Extract the lines that hold the string "draw".

○ ○ ○ ○ ○

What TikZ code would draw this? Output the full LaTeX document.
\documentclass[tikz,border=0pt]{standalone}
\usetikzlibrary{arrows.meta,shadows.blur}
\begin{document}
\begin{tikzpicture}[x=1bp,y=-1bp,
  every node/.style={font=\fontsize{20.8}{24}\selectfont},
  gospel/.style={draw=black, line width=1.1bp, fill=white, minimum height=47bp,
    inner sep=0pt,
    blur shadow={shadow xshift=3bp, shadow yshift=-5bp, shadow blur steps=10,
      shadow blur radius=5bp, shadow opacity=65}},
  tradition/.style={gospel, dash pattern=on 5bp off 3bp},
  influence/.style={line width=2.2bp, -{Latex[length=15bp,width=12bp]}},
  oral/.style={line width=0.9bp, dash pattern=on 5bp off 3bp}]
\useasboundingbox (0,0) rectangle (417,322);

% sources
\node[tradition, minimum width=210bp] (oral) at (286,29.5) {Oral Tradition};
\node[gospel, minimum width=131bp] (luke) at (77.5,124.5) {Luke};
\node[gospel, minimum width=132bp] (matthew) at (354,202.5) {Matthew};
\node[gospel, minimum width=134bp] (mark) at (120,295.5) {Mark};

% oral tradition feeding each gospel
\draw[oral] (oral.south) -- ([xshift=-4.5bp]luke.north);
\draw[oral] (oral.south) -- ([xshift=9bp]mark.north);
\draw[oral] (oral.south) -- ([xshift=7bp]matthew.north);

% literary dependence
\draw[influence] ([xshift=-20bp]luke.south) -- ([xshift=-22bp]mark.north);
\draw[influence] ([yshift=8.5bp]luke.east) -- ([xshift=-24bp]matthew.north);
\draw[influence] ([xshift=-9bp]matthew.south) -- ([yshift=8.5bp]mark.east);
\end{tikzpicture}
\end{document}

○ ○ ○ ○ ○

§ **Task result**:
What TikZ code would draw this? Output the full LaTeX document.
  gospel/.style={draw=black, line width=1.1bp, fill=white, minimum height=47bp,
\draw[oral] (oral.south) -- ([xshift=-4.5bp]luke.north);
\draw[oral] (oral.south) -- ([xshift=9bp]mark.north);
\draw[oral] (oral.south) -- ([xshift=7bp]matthew.north);
\draw[influence] ([xshift=-20bp]luke.south) -- ([xshift=-22bp]mark.north);
\draw[influence] ([yshift=8.5bp]luke.east) -- ([xshift=-24bp]matthew.north);
\draw[influence] ([xshift=-9bp]matthew.south) -- ([yshift=8.5bp]mark.east);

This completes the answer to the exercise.